At the heart of this debate lies a deeper issue: intellectual independence. Africa’s contemporary struggle is increasingly about mindset rather than territory. Without education that encourages critical engagement with African histories and identities, graduates risk becoming implementers of borrowed solutions rather than designers of home-grown ones. This has consequences. Policies are replicated without adaptation, reforms are adopted without ownership, and development remains externally driven even when local capacity exists.
Re-centering African realities in higher education does not mean turning inward or rejecting science and technology. On the contrary, it means contextualising global knowledge so it works where it is applied. Engineering students should understand local infrastructure challenges. Public health graduates should be trained around community-level realities, not just global models. Political science students should study African governance systems with the same depth afforded to Western institutions.

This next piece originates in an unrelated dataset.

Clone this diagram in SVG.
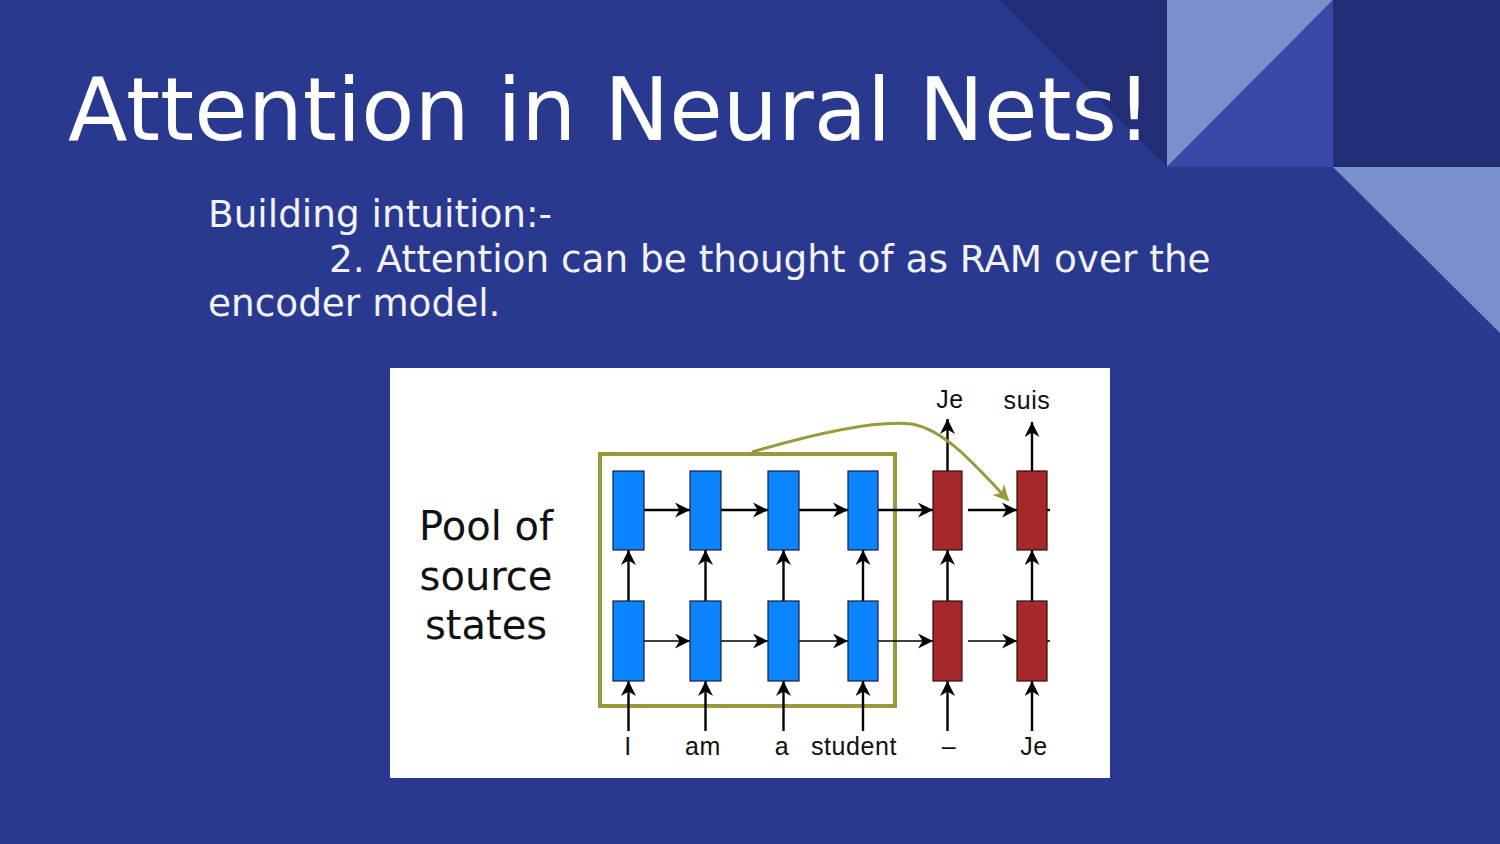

This shift also requires investment in teaching itself. Universities need educators equipped to link theory to practice, classrooms to communities, and national experiences to continental ambitions such as Agenda 2063. Learning should extend beyond lectures to include field engagement, policy labs, and problem-solving rooted in local challenges. When students see their societies reflected in what they study, education becomes transformative rather than abstract.
African universities also carry a continental responsibility. Many host students from across Africa, creating unique spaces for shared learning and identity formation. These institutions should be incubators of Pan-African thinking, where young leaders develop a sense of responsibility not only to their home countries but to the continent as a whole. Graduates should leave with more than credentials; they should carry purpose, confidence, and a commitment to contribute meaningfully to Africa’s future.
Ultimately, the question is not whether African universities are producing skilled graduates, but whether they are producing the right kind of graduates for Africa’s current moment. As the continent navigates rapid population growth, technological change, and global uncertainty, higher education must evolve. Universities must stop preparing students primarily to fit elsewhere and start equipping them to lead, innovate, and solve problems at home.
Africa’s long-term progress will depend not only on policies and investments, but on how its people are educated to think. Reimagining African universities as engines of Africa-centred solutions is not an ideological exercise. It is a practical necessity, and the time to act is long overdue.